Expanded Explanation
1. Technical Function and Core Characteristics
Unstructured data includes content such as free text, emails, office documents, PDFs, images, audio, video, and many machine logs that do not follow a rigid relational schema. It often exhibits irregular formats, heterogeneous content types, and variable length. Organizations usually need specialized processing techniques, such as information retrieval, Natural Language Processing (NLP), and pattern recognition, to analyze and derive structured representations from it.
Unstructured data usually resides in file systems, object stores, collaboration platforms, and content repositories rather than relational databases. It can contain embedded structure, such as headers or tags, but that structure is not standardized across sources or enforced by a central schema.
2. Enterprise Usage and Architectural Context
Enterprises store unstructured data in content management systems, enterprise file shares, object storage platforms, data lakes, email archives, and collaboration tools. Architects integrate these repositories with search, data governance, security controls, and analytics platforms to support discovery, compliance, and decision support. Many organizations incorporate unstructured data into data lakehouse or enterprise knowledge architectures to support downstream analytics, Machine Learning (ML), and generative models.
Handling unstructured data usually requires metadata management, data classification, and policy-based lifecycle management. Enterprises often deploy data catalog, Data Loss Prevention (DLP), and e-discovery tools to index and govern unstructured data estates across on-premises (on-prem) and cloud environments.
3. Related or Adjacent Technologies
Unstructured data intersects with semi-structured and structured data in many architectures, such as data lakes that store all three types. Technologies such as enterprise search, content services platforms, and information retrieval systems provide indexing and query capabilities over unstructured content. NLP, computer vision, and speech recognition techniques extract entities, relationships, and features from unstructured sources and convert them into structured or vectorized representations.
Vector databases and embedding stores increasingly support unstructured data workloads by enabling similarity search over text, images, and audio. Data integration, Extract, Transform, Load (ETL), and Extract, Load, Transform (ELT) tools often include connectors and parsers that ingest unstructured files and transform them into structured records or document-oriented formats for analytics.

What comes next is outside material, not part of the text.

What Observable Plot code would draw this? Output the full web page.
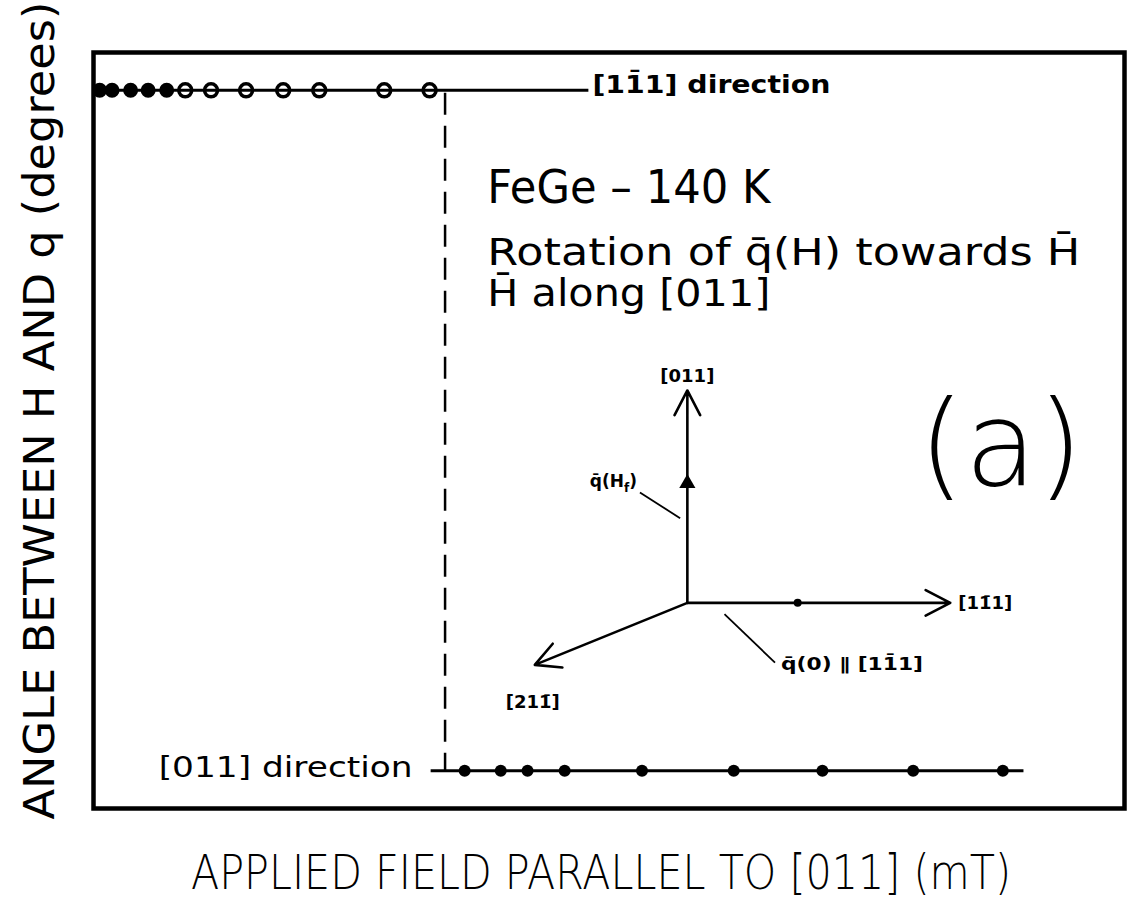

4. Business and Operational Significance
Unstructured data represents a large share of an enterprise’s information assets and often contains customer communications, product documentation, operational records, and research content. Organizations use it to support compliance, legal discovery, risk management, customer service, and knowledge management. Analytics on unstructured data can support search, summarization, classification, and recommendation workloads within business applications.
Because unstructured data frequently contains personal data, confidential information, or intellectual property, enterprises apply security controls such as encryption, access control, and content inspection. Governance programs often focus on inventorying unstructured repositories, enforcing retention and deletion policies, and monitoring access and sharing to manage regulatory and operational risk.